A recording date was quickly arranged, but on the day, Freeman did not appear. In his place, guitarist and arranger René Hall rushed pianist Al Hazan into the Rendezvous office, which was rigged up as an improvised studio. According to Hazan, "Rod decided to record the first take while I was still trying to practice the piece with the other musicians. Because I was so rushed to learn 'Nut Rocker', I was not happy at all with my performance on that first take. However, in spite of my asking Rod to let me do it over again, he said he liked it just fine the way it was." Released as "Nut Rocker" in February 1962, the record went to # 23 in the US and # 1 in the UK. Del Rio struck a deal with Randy Wood of Dot Records and re-released what they were now calling "(The Original) Nut Rocker" by Jack B. Nimble and the Quicks, but it was not a hit.
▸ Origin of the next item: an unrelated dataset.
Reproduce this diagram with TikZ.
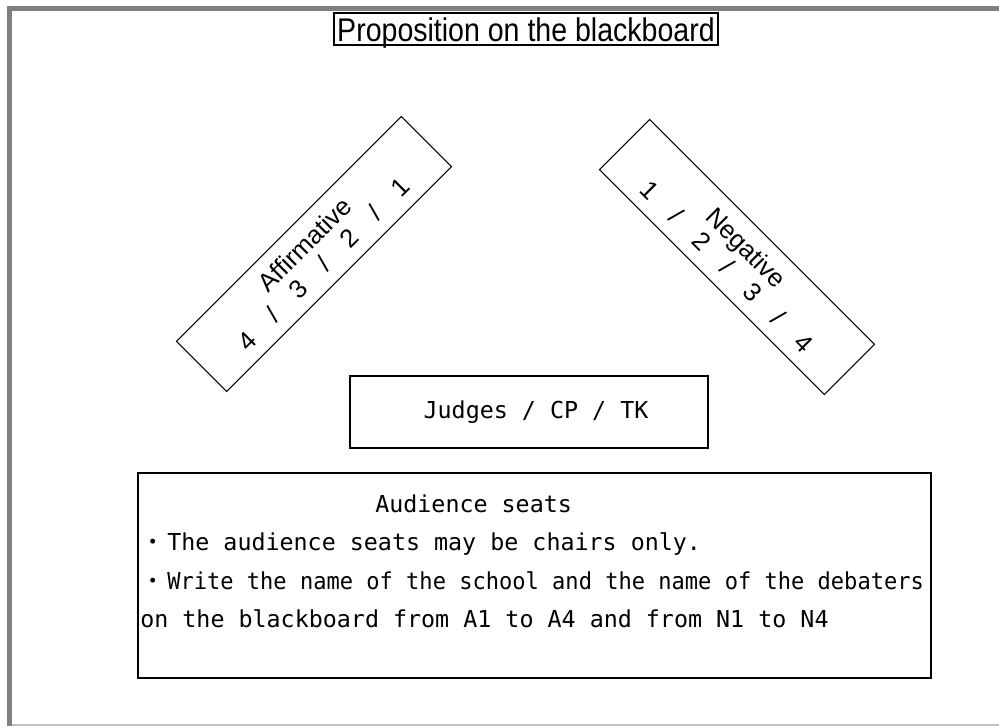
\documentclass[tikz,border=0pt]{standalone}
\usepackage{fontspec}
\usepackage{graphicx}
\setmainfont{Liberation Sans}
\newfontfamily\gothic{DejaVu Sans Mono}
\newfontfamily\jpdot{Noto Sans CJK JP}
\usepackage{tikz}
\usetikzlibrary{calc}

\begin{document}
\begin{tikzpicture}[x = 0.75pt, y = -0.75pt,
                board/.style = {draw = black, line width = 0.8pt, inner sep = 0pt},
                desk/.style = {board, minimum width = 238.5pt, minimum height = 53.25pt, align = center, font = \fontsize{19.2}{20.3}\selectfont},
                seatline/.style = {anchor = base west, inner sep = 0pt, font = \gothic\fontsize{17.5}{20}\selectfont}]
                \useasboundingbox (0,0) rectangle (999,726);
                \fill[black!50] (7,6) rectangle (999,11);
                \fill[black!50] (7,6) rectangle (12,726);
                \fill[black!25] (12,724) rectangle (999,726);
                \node[board, line width = 1pt, minimum width = 288pt, minimum height = 24pt, text height = 21pt, text depth = 3pt, font = \fontsize{21.4}{24}\selectfont] (title) at (526,29) {\scalebox{1}[1.15]{Proposition on the blackboard}};
                \node[desk, rotate = 45] (aff) at (314,254) {Affirmative\\4\quad/\quad3\quad/\quad2\quad/\quad1};
                \node[desk, rotate = -45] (neg) at (737,257) {Negative\\1\quad/\quad2\quad/\quad3\quad/\quad4};
                \node[board, minimum width = 268.5pt, minimum height = 54pt, font = \gothic\fontsize{17.5}{20}\selectfont] (judges) at (529,412) {\hspace*{10.5pt}Judges / CP / TK};
                \node[board, minimum width = 594.75pt, minimum height = 153.75pt] (audience) at (534.5,575.5) {};
                \node[seatline] (head) at (375,512) {Audience seats};
                \node[seatline] (chairs) at (139,550) {\makebox[21pt]{\jpdot ・}The audience seats may be chairs only.};
                \node[seatline] (names) at (139,589) {\makebox[21pt]{\jpdot ・}\scalebox{0.945}[1]{Write the name of the school and the name of the debaters}};
                \node[seatline] (board) at (140,627) {on the blackboard from A1 to A4 and from N1 to N4};
            \end{tikzpicture}
\end{document}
Such was "Nut Rocker"'s popularity in Britain that a touring group, with Hazan and R. C. Gamble, was flown over in October 1962 to promote the follow-up, "Apple Knocker", based on Rossini's William Tell Overture. However, neither that record nor the next release, "Dawn Cracker", based on Morning Mood from Peer Gynt by Grieg, were successful, and no more B. Bumble and the Stingers records were issued after 1963, when Rendezvous went out of business. Hall went on to work with Sam Cooke and many others, Palmer and Freeman became successful session musicians, Fowley moved on to new challenges as a producer and as svengali to the Runaways, and Hazan later recorded solo as Ali Hassan (on instrumentals) and Al Anthony (as a singer).
R. C. Gamble retired from music in 1965 and later became economics professor at Fort Hayes State College in Hayes, Kansas. He died in 2008.